Secondly, and this is the real cheat, rather than relying solely on molten cake batter as the delicious liquid centre, I always place some chocolate or other flavouring into the middle of the uncooked fondant before they go in the oven. Guaranteed, oozing, liquid centres every time – even if you’ve been a bit distracted. Follow these two rules, and watch for the visual clue that I describe in the recipe and you will be a fondant making pro in not time.
Let me know if you try this recipe in the comments below, or using the hashtag #daysofjay on Instagram. Happy cooking!
Easy Double Chocolate Fondants
- 100 g unsalted butter, diced
- 100 g dark chocolate, roughly chopped
- 2 eggs
- 60 g sugar
- 1 Tbsp plain flour
- 1 Tbsp unsweetened cocoa
- 4 large pieces of chocolate for the middle
- white is my favourite, but dark, milk, or even flavoured truffles all work well - I use 2 squares from an ordinary chocolate block per fondant
- extra cocoa, to dust
- 125 g fresh raspberries or other berries
- 200 g creme fraiche or:
- 4 scoops vanilla ice cream
- Generously butter four 125ml ramekins or dariole moulds. Dust well with cocoa, tapping out any excess, then set aside on an oven tray. Heat the oven to 180°C / 350°F / Gas 4.
- Place the butter and chocolate in a heatproof bowl, then set it over a pan of simmering water, ensuring the bottom of the bowl does not touch the water. Stir occasionally until melted, then remove from the heat and set aside to cool while you prepare the next step.
- In a mixing bowl, whisk together the eggs and sugar until pale and fluffy. Whisk in the flour and cocoa, then pour the melted chocolate on top and fold through. The mixture will thicken quite dramatically, but don't worry!
- Divide the mixture evenly between the ramekins - it will come about three-quarters of the way up the side of the dish which gives it plenty of room to puff up. Push a piece of chocolate into the middle of each fondant, then use a teaspoon to smooth over the tops. At this point, you can refrigerate the fondants until they are needed, for up to 4 days.
- Bake, on the baking sheet in the middle of the preheated oven for 13 minutes from room temperature, 15-16 minutes from fridge temperature, or until they have puffed and risen, with a slight, moist-looking dimple in the middle. Remove from the oven and allow to cool for 2 minutes, before running a thin, sharp knife around the outside of the fondants to loosen. Put a serving plate on top of each fondant, carefully invert (you'll need a tea towel or gloves as the ramekins are still hot) then remove the ramekins.

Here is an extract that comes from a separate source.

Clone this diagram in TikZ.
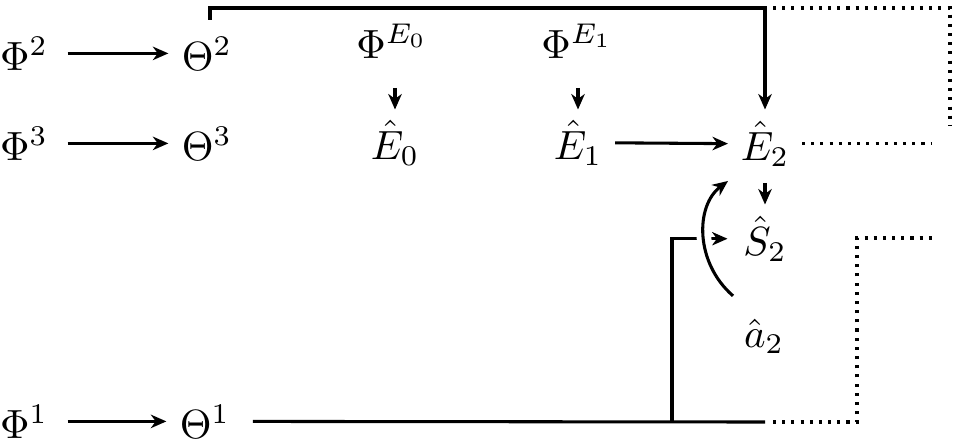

- Dust with a little extra cocoa, and serve immediately with raspberries and creme fraiche or scoops of vanilla ice cream.
TIPS & TRICKS:
These puddings freeze brilliantly! They can be cooked from frozen (you’ll need to add a few more minutes to the cooking time) and are so delicious nobody will ever guess.

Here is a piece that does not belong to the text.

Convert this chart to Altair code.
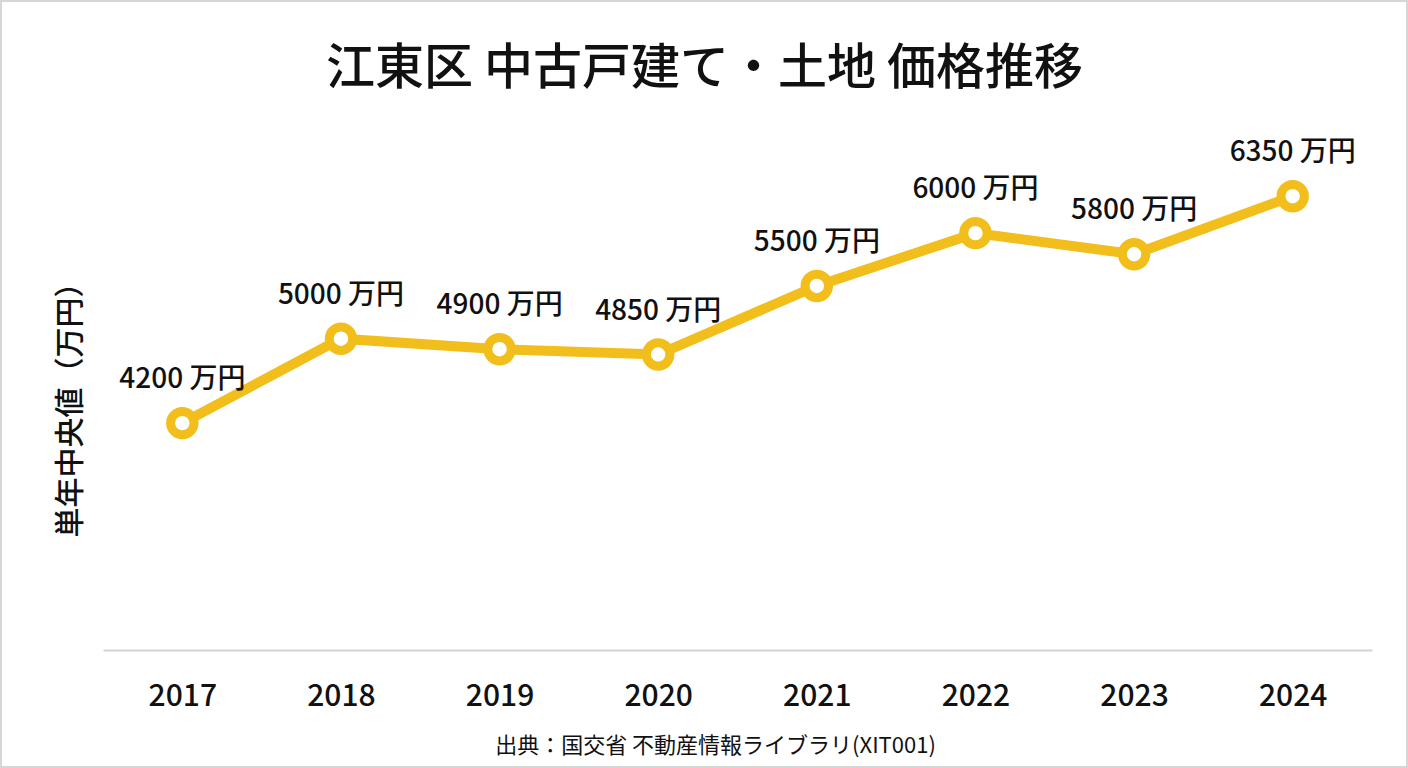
import altair as alt
import pandas as pd

# ---- data ----
years = ["2017", "2018", "2019", "2020", "2021", "2022", "2023", "2024"]
prices = [4200, 5000, 4900, 4850, 5500, 6000, 5800, 6350]
unit = "万円"
title_text = "江東区 中古戸建て・土地 価格推移"
y_title = "単年中央値（万円）"
source_text = "出典：国交省 不動産情報ライブラリ(XIT001)"

df = pd.DataFrame({"year": years, "price": prices})
df["label"] = [f"{p} {unit}" for p in prices]

YELLOW = "#F1BE1B"
FONT = "Noto Sans CJK JP"
TXT = "#111111"

x_enc = alt.X(
    "year:O",
    scale=alt.Scale(type="point", padding=0.5),
    axis=alt.Axis(
        title=source_text,
        labelAngle=0,
        labelFontSize=30,
        labelFontWeight=500,
        labelColor=TXT,
        labelFont=FONT,
        labelPadding=31,
        ticks=False,
        tickSize=0,
        domainColor="#d4d4d4",
        domainWidth=2,
        grid=False,
        titleFont=FONT,
        titleFontSize=22,
        titleFontWeight="normal",
        titleColor=TXT,
        titleX=612,
        titleY=102,
        titleAlign="center",
        titleBaseline="alphabetic",
    ),
)
y_enc = alt.Y(
    "price:Q",
    scale=alt.Scale(domain=[2050, 6750], nice=False, zero=False),
    axis=alt.Axis(
        title=y_title,
        labels=False,
        ticks=False,
        domain=False,
        grid=False,
        titleFont=FONT,
        titleFontSize=30,
        titleFontWeight=500,
        titleColor=TXT,
        titleAngle=270,
        titleX=-33,
        titleY=248,
        titleAlign="center",
        titleBaseline="middle",
    ),
)

base = alt.Chart(df).encode(x=x_enc, y=y_enc)

line = base.mark_line(color=YELLOW, strokeWidth=10)
points = base.mark_point(
    shape="circle", filled=True, fill="white", stroke=YELLOW,
    strokeWidth=9, size=550, opacity=1
)
labels = base.mark_text(
    dy=-35, baseline="alphabetic", fontSize=28, fontWeight=500, font=FONT, color=TXT
).encode(text="label:N")

border = alt.Chart(pd.DataFrame({"b": [0]})).mark_rect(
    fill="transparent", stroke="#d6d6d6", strokeWidth=2
).encode(
    x=alt.value(-102), x2=alt.value(1304), y=alt.value(-153), y2=alt.value(613)
)

chart = (
    alt.layer(border, line, points, labels)
    .properties(
        width=1269,
        height=496,
        autosize=alt.AutoSizeParams(type="none"),
        padding={"left": 103, "top": 154, "right": 36, "bottom": 118},
        background="white",
        title=alt.Title(
            title_text,
            font=FONT,
            fontSize=49,
            fontWeight=500,
            color=TXT,
            anchor="middle",
            frame="group",
            dx=-33,
            offset=-133,
            baseline="alphabetic",
        ),
    )
    .configure_view(strokeOpacity=0)
)

chart.save("out.html", embed_options={"renderer": "svg", "actions": False})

As mentioned above, all ovens are different, so the times given are a guide only – the trick of putting a little chocolate in the middle will pretty much guarantee a molten centre – even if you overcook them a little! How gooey you like them is really a matter of personal taste – I prefer to cook them a little more and have them come easily from the moulds than to undercook them and have a nervous breakdown when they fall apart.
If you are at all unsure about flipping them over, or are already feeling a bit stressed, simply serve them in the ramekins. They look beautiful anyway!
This recipe serves four, and I often halve it if it is just the two of us eating. It doubles perfectly as well so just scale up or down as you need, bearing in mind that they freeze so well there is never any harm in having a few stashed away for a chocolate emergency.